The ULFM team is happy to announce that a joint tutorial on resilience with the VeloC team has been accepted at EuroPar’18. Bogdan Nicolae, Franck Capello and George Bosilca will present this tutorial titled Application-driven Fault-Tolerance for High Performance Distributed Computing. The tutorial will focus on few approaches to empower application developers to deal with different types of failures at application-level, increasing the opportunities to reduce the resilience overhead with a holistic support from all layers: hardware and software as well as from the parallel programming paradigm. The tutorial highlights application-driven solutions to survive faults and provide a basic understanding of their expected costs at scale. The presented solutions cover two complementary approaches:

  • application-defined checkpoint-restart (as demonstrated through the VeloC runtime); and
  • user-level failure mitigation (as demonstrated through ULFM extension to the MPI standard).

The tutorial will use the following decks of slides: Introduction, VeloC and ULFM as well as a set of examples for VeloC and ULFM. For the hands-on the participants are expected to bring their own laptop, running either Windows, Linux or Mac OS X with Docker installed.

Using the Docker Image

  1. Install Docker
    • Docker can be seen as a “lightweight” virtual machine, a perfect way to quickly setup a tutorial execution environment.

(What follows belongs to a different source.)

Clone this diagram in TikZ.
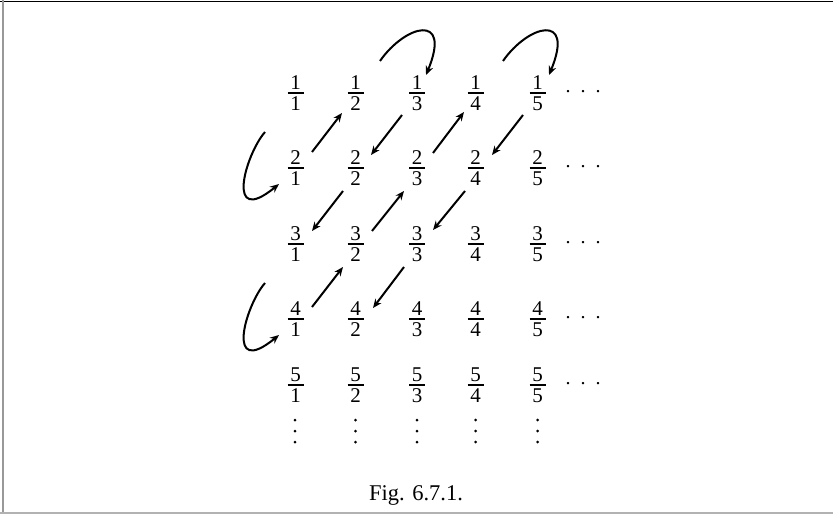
\documentclass[tikz,border=0pt]{standalone}
\usepackage{fontspec}
\setmainfont{Liberation Serif}
\usetikzlibrary{arrows.meta}
\tikzset{
  num/.style={anchor=base,inner sep=0pt,font=\fontsize{21}{25}\selectfont},
  bar/.style={line width=1.1pt},
  arr/.style={line width=2pt,-{Stealth[length=9pt,width=7.5pt]}},
  hdots/.style={anchor=base,inner sep=0pt,font=\fontsize{20}{24}\selectfont},
  vdot/.style={fill=black,draw=none},
  captext/.style={anchor=base,inner sep=0pt,font=\fontsize{22.5}{26}\selectfont},
}
\begin{document}
\begin{tikzpicture}[x=1pt,y=-1pt]
\useasboundingbox (0,0) rectangle (833,514);
% frame
\draw[line width=1.3pt,black] (0,1.6) -- (833,1.6);
\draw[line width=2pt,gray!80] (2.8,0) -- (2.8,514);
\draw[line width=1.5pt,gray!60] (0,513) -- (833,513);
% fractions
\foreach \r/\y in {1/93,2/168,3/244,4/319,5/385}{
  \foreach \c/\x in {1/295.5,2/355.5,3/417,4/475.5,5/537.5}{
    \node[num] (n\r\c) at (\x,\y-3.5) {\r};
    \node[num] (d\r\c) at (\x,\y+17) {\c};
    \coordinate (bl\r\c) at (\x-8,\y);
    \coordinate (br\r\c) at (\x+8,\y);
    \draw[bar] (bl\r\c) -- (br\r\c);
  }
  \node[hdots] (h\r) at (583,\y-0.5) {.\kern10pt.\kern10pt.};
}
\foreach \x in {295,355.5,417,475.5,537.5}{
  \foreach \yy in {420,431,442}{
    \fill[vdot] (\x,\yy) circle (1.5);
  }
}
% arrow end points
\coordinate (a1s) at (312,152); \coordinate (a1e) at (342,113);
\coordinate (a2s) at (402,115); \coordinate (a2e) at (371,155);
\coordinate (a3s) at (343,191); \coordinate (a3e) at (312,231);
\coordinate (a4s) at (312,307); \coordinate (a4e) at (343,267);
\coordinate (a5s) at (372,231); \coordinate (a5e) at (404,191);
\coordinate (a6s) at (433,153); \coordinate (a6e) at (464,112);
\coordinate (a7s) at (523,115); \coordinate (a7e) at (492,155);
\coordinate (a8s) at (465,191); \coordinate (a8e) at (433,230);
\coordinate (a9s) at (404,267); \coordinate (a9e) at (373,308);
\foreach \i in {1,...,9}{\draw[arr] (a\i s) -- (a\i e);}
% curved arrows
\coordinate (t1s) at (380,61); \coordinate (t1e) at (426,75);
\coordinate (t2s) at (503,61); \coordinate (t2e) at (549,75);
\coordinate (l1s) at (265,132); \coordinate (l1e) at (279,184);
\coordinate (l2s) at (265,283); \coordinate (l2e) at (279,335);
\draw[arr] (t1s) .. controls (405,25) and (452,12) .. (t1e);
\draw[arr] (t2s) .. controls (528,25) and (575,12) .. (t2e);
\draw[arr] (l1s) .. controls (245,155) and (225,228) .. (l1e);
\draw[arr] (l2s) .. controls (245,306) and (225,379) .. (l2e);
% caption
\node[captext] (caption) at (416,500.7) {Fig. 6.7.1.};
\end{tikzpicture}
\end{document}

You will need basic knowledge about Docker that is available either from the documentation or a cheat sheet
    • Docker is available for a wide range of systems (MacOS, Windows, Linux).
    • You can install Docker quickly, either by downloading one of the official builds for MacOS or Windows, or by installing Docker from your Linux package manager (e.g. yum install docker, apt-get docker-io, port install docker-io, etc.)
  2. Validate your Docker installation by running into a terminal
    docker run hello-world
  3. Load the pre-compiled ULFM Docker machine into your Docker installation
    docker pull bnicolae/veloc-tutorial

    which contains all libraries (ULFM and VeloC) needed to complete the tutorial

  4. Source the docker aliases in a terminal using source dockervars.sh or on windows call dockervars.bat (both shells files are in the example tarball). These aliases will redirect the “make”, “mpicc”, “mpif90”, “mpiexec” and “mpirun” command to execute in the Docker machine instead on the local environment (pretty nifty). Beware: the aliases should be loaded on each new shell where you want to play with the Docker.
  5. Get the tutorial hands-on, and untar the downloaded archive (Linux & Mac OSX tar -zxvf europar18-handson.tgz) and then go to the tutorial hands-on directory (cd europar18). Before going further, make sure the Docker aliases are correctly loaded (alias), or you will neither be able to compile nor run the examples. You can now type make to compile the examples, and you can execute the generated examples in the Docker machine using mpirun -np 4 *example*.